What needs to be done: Reproduce all of the data below without alteration; exclude every picture.
----------------------------------------
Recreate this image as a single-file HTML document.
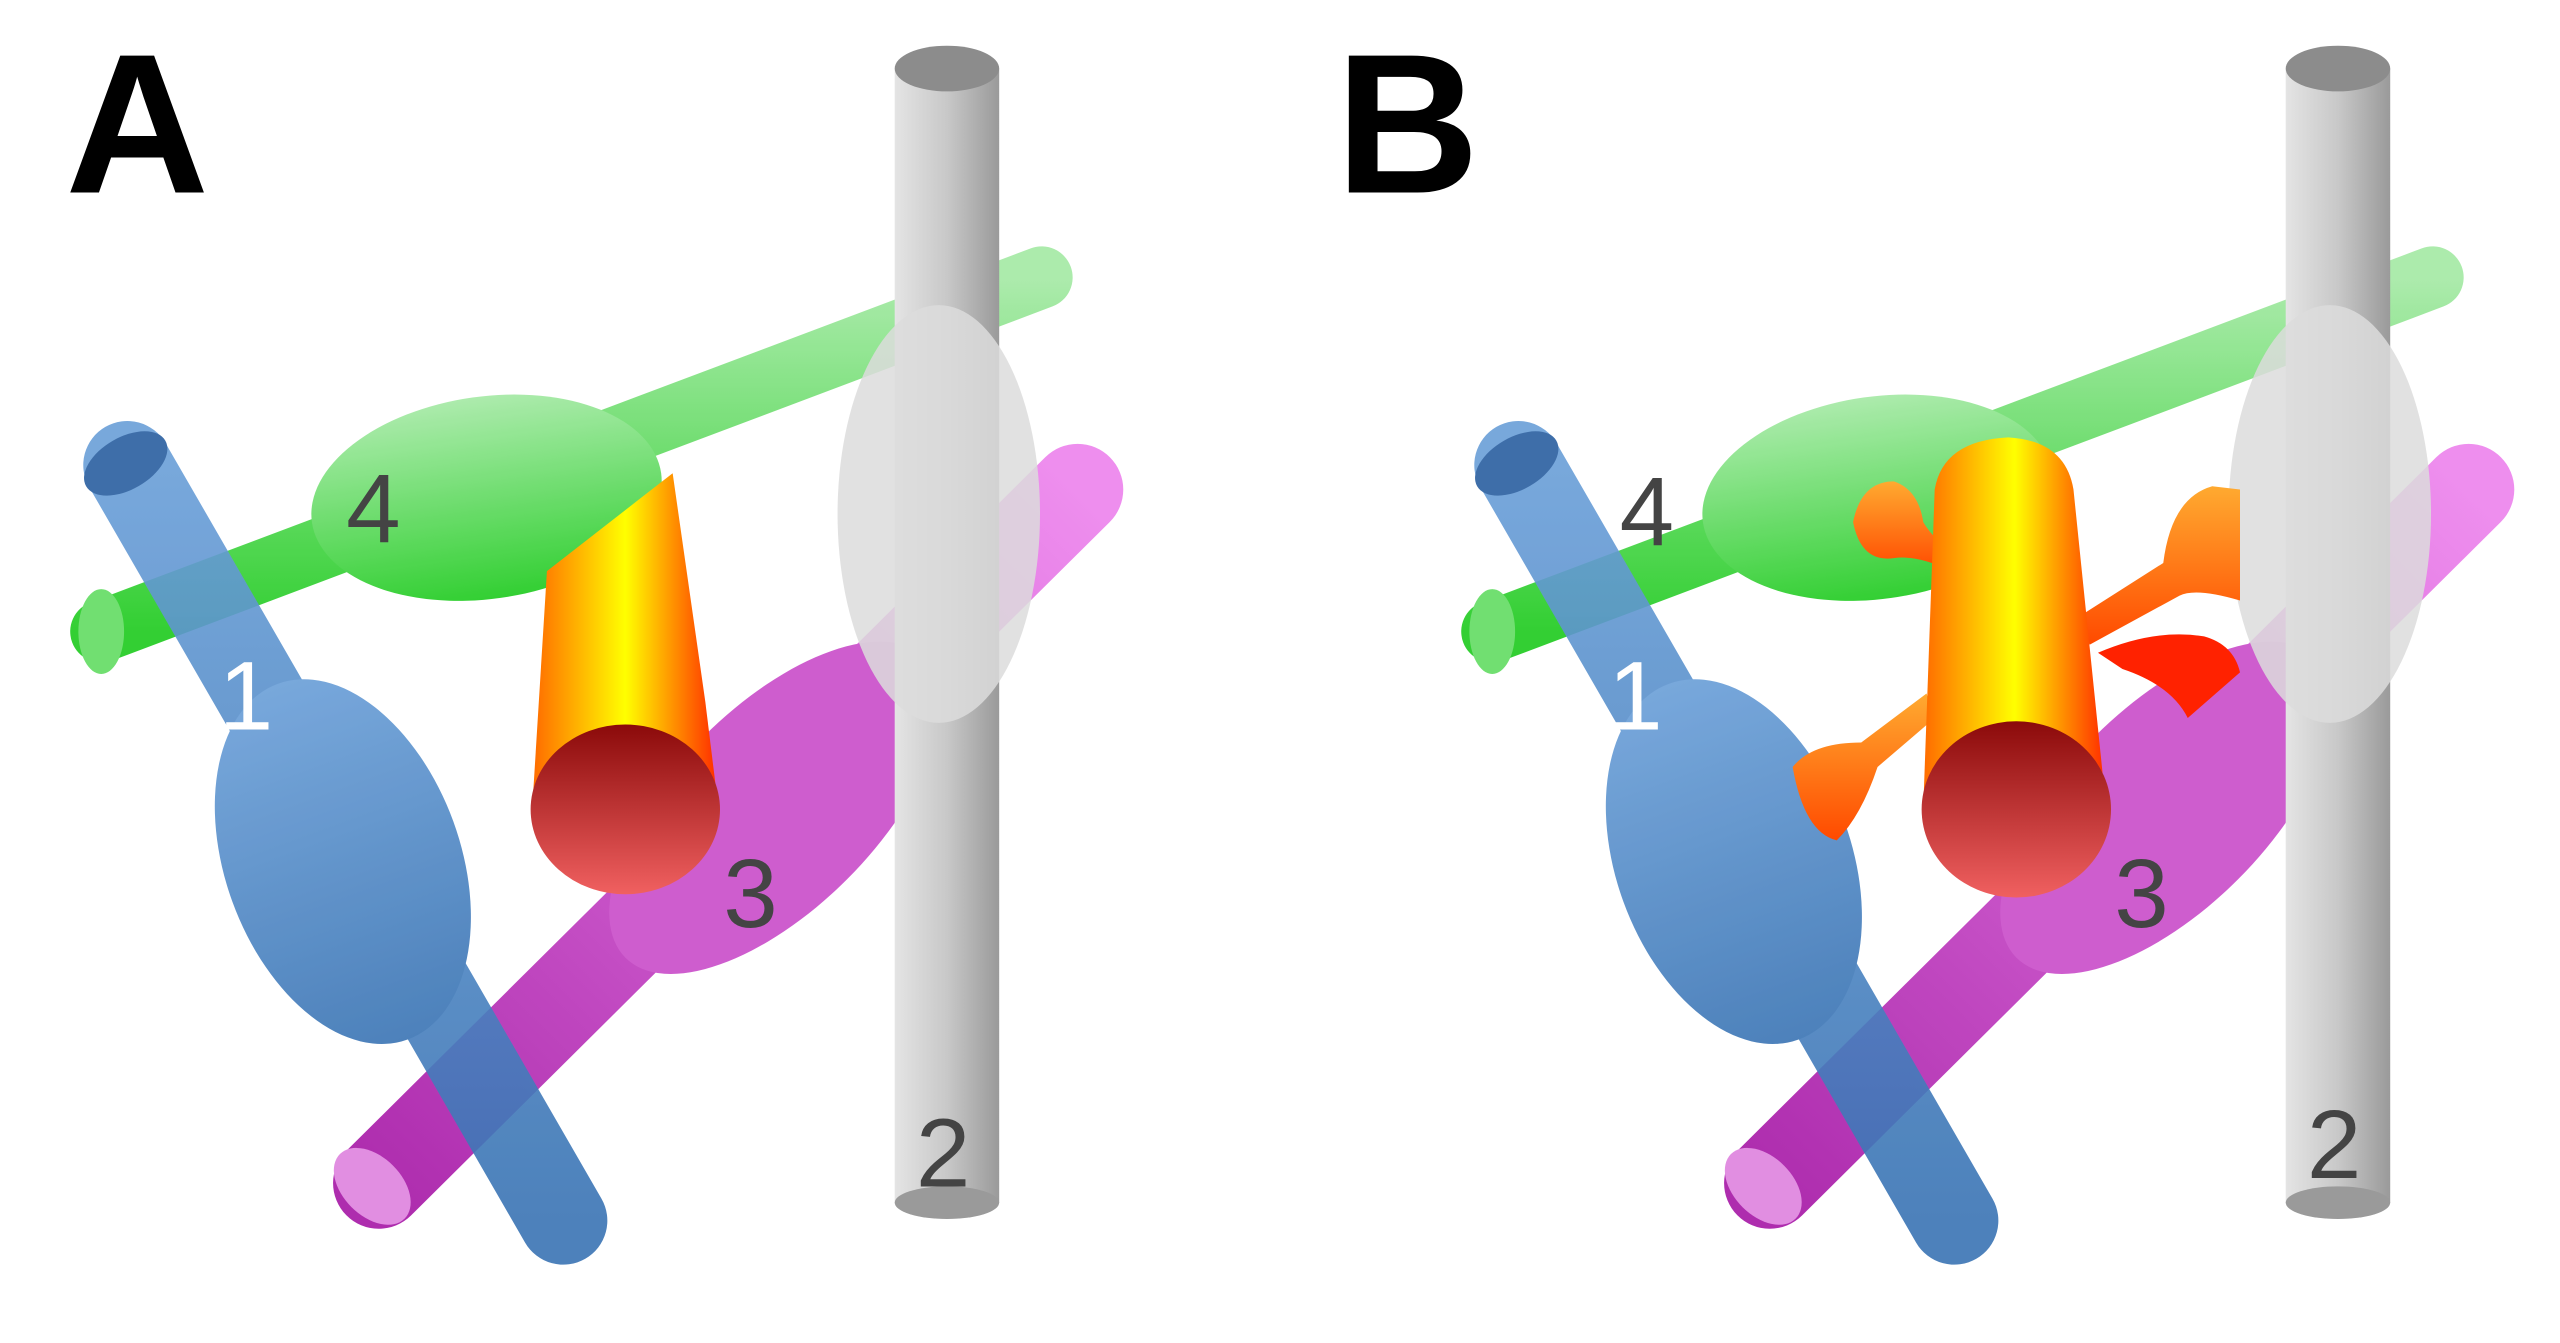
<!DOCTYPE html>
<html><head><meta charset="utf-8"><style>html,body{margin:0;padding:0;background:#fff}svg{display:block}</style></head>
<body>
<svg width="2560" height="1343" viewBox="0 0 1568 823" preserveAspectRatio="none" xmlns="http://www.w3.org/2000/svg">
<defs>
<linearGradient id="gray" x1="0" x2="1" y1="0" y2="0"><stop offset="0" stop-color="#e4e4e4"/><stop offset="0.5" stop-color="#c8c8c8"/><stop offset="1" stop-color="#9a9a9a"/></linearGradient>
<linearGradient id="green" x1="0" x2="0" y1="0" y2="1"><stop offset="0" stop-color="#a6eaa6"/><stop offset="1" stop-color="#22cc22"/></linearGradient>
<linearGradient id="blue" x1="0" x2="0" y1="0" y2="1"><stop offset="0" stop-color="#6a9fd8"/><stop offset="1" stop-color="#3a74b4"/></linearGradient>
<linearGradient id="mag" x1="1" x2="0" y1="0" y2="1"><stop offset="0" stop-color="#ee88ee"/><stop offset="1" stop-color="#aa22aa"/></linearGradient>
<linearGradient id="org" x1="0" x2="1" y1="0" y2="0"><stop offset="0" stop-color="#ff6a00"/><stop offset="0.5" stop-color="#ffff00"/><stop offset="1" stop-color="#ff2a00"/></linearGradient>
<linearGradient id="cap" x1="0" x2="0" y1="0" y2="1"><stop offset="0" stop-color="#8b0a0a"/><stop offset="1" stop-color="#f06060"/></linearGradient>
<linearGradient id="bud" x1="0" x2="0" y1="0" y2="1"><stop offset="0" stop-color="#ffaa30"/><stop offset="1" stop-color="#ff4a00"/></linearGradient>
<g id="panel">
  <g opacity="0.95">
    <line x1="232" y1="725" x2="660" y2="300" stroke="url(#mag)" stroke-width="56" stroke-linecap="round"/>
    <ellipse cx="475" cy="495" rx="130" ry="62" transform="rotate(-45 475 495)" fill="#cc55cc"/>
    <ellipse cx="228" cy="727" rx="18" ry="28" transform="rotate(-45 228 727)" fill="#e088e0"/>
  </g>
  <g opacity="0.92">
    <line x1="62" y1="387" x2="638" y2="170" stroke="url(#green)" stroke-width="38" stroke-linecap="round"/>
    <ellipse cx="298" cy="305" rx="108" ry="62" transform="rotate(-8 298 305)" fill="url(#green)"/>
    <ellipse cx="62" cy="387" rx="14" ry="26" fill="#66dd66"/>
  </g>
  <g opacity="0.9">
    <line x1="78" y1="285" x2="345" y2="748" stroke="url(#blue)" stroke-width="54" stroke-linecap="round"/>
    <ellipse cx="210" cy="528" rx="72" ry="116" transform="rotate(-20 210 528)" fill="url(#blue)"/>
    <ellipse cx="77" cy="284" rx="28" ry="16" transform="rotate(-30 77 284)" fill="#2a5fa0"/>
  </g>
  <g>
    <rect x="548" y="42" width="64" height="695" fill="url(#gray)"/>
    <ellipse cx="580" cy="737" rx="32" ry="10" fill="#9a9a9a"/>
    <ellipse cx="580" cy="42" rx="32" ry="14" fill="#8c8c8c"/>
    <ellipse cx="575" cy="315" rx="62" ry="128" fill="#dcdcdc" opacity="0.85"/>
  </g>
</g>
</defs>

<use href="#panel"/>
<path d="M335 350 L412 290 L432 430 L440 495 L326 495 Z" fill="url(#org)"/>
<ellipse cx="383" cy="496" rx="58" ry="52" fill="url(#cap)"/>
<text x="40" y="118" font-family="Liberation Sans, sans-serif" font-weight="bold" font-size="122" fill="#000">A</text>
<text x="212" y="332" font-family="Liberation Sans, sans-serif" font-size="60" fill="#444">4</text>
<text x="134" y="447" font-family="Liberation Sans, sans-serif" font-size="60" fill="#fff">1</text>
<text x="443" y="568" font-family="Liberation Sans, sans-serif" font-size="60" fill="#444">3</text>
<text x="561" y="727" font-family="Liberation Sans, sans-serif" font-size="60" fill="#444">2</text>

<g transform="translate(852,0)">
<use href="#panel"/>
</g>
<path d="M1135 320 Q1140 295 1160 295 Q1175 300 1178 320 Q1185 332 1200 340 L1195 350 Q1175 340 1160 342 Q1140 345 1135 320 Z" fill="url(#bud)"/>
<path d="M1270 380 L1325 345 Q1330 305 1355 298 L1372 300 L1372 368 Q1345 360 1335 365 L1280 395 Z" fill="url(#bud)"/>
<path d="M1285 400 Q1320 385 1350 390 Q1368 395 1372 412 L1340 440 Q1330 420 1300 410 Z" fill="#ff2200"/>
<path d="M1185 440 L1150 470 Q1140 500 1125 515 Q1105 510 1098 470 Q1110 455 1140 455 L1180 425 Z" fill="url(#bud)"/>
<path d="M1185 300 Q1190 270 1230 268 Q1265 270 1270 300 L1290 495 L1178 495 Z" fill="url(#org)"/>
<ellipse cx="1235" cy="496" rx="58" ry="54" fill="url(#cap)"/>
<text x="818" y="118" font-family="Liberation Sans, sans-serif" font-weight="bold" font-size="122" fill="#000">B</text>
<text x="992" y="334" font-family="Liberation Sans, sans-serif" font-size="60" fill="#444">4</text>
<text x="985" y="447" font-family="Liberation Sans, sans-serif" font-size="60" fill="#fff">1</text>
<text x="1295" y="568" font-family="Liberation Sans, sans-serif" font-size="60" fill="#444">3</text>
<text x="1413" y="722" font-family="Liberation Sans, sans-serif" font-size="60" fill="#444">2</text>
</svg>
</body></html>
----------------------------------------
Output below:
Recreate this image as a single-file HTML document.
<!DOCTYPE html>
<html><head><meta charset="utf-8"><style>html,body{margin:0;padding:0;background:#fff}svg{display:block}</style></head>
<body>
<svg width="2560" height="1343" viewBox="0 0 1568 823" preserveAspectRatio="none" xmlns="http://www.w3.org/2000/svg">
<defs>
<linearGradient id="gray" x1="0" x2="1" y1="0" y2="0"><stop offset="0" stop-color="#e4e4e4"/><stop offset="0.5" stop-color="#c8c8c8"/><stop offset="1" stop-color="#9a9a9a"/></linearGradient>
<linearGradient id="green" x1="0" x2="0" y1="0" y2="1"><stop offset="0" stop-color="#a6eaa6"/><stop offset="1" stop-color="#22cc22"/></linearGradient>
<linearGradient id="blue" x1="0" x2="0" y1="0" y2="1"><stop offset="0" stop-color="#6a9fd8"/><stop offset="1" stop-color="#3a74b4"/></linearGradient>
<linearGradient id="mag" x1="1" x2="0" y1="0" y2="1"><stop offset="0" stop-color="#ee88ee"/><stop offset="1" stop-color="#aa22aa"/></linearGradient>
<linearGradient id="org" x1="0" x2="1" y1="0" y2="0"><stop offset="0" stop-color="#ff6a00"/><stop offset="0.5" stop-color="#ffff00"/><stop offset="1" stop-color="#ff2a00"/></linearGradient>
<linearGradient id="cap" x1="0" x2="0" y1="0" y2="1"><stop offset="0" stop-color="#8b0a0a"/><stop offset="1" stop-color="#f06060"/></linearGradient>
<linearGradient id="bud" x1="0" x2="0" y1="0" y2="1"><stop offset="0" stop-color="#ffaa30"/><stop offset="1" stop-color="#ff4a00"/></linearGradient>
<g id="panel">
  <g opacity="0.95">
    <line x1="232" y1="725" x2="660" y2="300" stroke="url(#mag)" stroke-width="56" stroke-linecap="round"/>
    <ellipse cx="475" cy="495" rx="130" ry="62" transform="rotate(-45 475 495)" fill="#cc55cc"/>
    <ellipse cx="228" cy="727" rx="18" ry="28" transform="rotate(-45 228 727)" fill="#e088e0"/>
  </g>
  <g opacity="0.92">
    <line x1="62" y1="387" x2="638" y2="170" stroke="url(#green)" stroke-width="38" stroke-linecap="round"/>
    <ellipse cx="298" cy="305" rx="108" ry="62" transform="rotate(-8 298 305)" fill="url(#green)"/>
    <ellipse cx="62" cy="387" rx="14" ry="26" fill="#66dd66"/>
  </g>
  <g opacity="0.9">
    <line x1="78" y1="285" x2="345" y2="748" stroke="url(#blue)" stroke-width="54" stroke-linecap="round"/>
    <ellipse cx="210" cy="528" rx="72" ry="116" transform="rotate(-20 210 528)" fill="url(#blue)"/>
    <ellipse cx="77" cy="284" rx="28" ry="16" transform="rotate(-30 77 284)" fill="#2a5fa0"/>
  </g>
  <g>
    <rect x="548" y="42" width="64" height="695" fill="url(#gray)"/>
    <ellipse cx="580" cy="737" rx="32" ry="10" fill="#9a9a9a"/>
    <ellipse cx="580" cy="42" rx="32" ry="14" fill="#8c8c8c"/>
    <ellipse cx="575" cy="315" rx="62" ry="128" fill="#dcdcdc" opacity="0.85"/>
  </g>
</g>
</defs>

<use href="#panel"/>
<path d="M335 350 L412 290 L432 430 L440 495 L326 495 Z" fill="url(#org)"/>
<ellipse cx="383" cy="496" rx="58" ry="52" fill="url(#cap)"/>
<text x="40" y="118" font-family="Liberation Sans, sans-serif" font-weight="bold" font-size="122" fill="#000">A</text>
<text x="212" y="332" font-family="Liberation Sans, sans-serif" font-size="60" fill="#444">4</text>
<text x="134" y="447" font-family="Liberation Sans, sans-serif" font-size="60" fill="#fff">1</text>
<text x="443" y="568" font-family="Liberation Sans, sans-serif" font-size="60" fill="#444">3</text>
<text x="561" y="727" font-family="Liberation Sans, sans-serif" font-size="60" fill="#444">2</text>

<g transform="translate(852,0)">
<use href="#panel"/>
</g>
<path d="M1135 320 Q1140 295 1160 295 Q1175 300 1178 320 Q1185 332 1200 340 L1195 350 Q1175 340 1160 342 Q1140 345 1135 320 Z" fill="url(#bud)"/>
<path d="M1270 380 L1325 345 Q1330 305 1355 298 L1372 300 L1372 368 Q1345 360 1335 365 L1280 395 Z" fill="url(#bud)"/>
<path d="M1285 400 Q1320 385 1350 390 Q1368 395 1372 412 L1340 440 Q1330 420 1300 410 Z" fill="#ff2200"/>
<path d="M1185 440 L1150 470 Q1140 500 1125 515 Q1105 510 1098 470 Q1110 455 1140 455 L1180 425 Z" fill="url(#bud)"/>
<path d="M1185 300 Q1190 270 1230 268 Q1265 270 1270 300 L1290 495 L1178 495 Z" fill="url(#org)"/>
<ellipse cx="1235" cy="496" rx="58" ry="54" fill="url(#cap)"/>
<text x="818" y="118" font-family="Liberation Sans, sans-serif" font-weight="bold" font-size="122" fill="#000">B</text>
<text x="992" y="334" font-family="Liberation Sans, sans-serif" font-size="60" fill="#444">4</text>
<text x="985" y="447" font-family="Liberation Sans, sans-serif" font-size="60" fill="#fff">1</text>
<text x="1295" y="568" font-family="Liberation Sans, sans-serif" font-size="60" fill="#444">3</text>
<text x="1413" y="722" font-family="Liberation Sans, sans-serif" font-size="60" fill="#444">2</text>
</svg>
</body></html>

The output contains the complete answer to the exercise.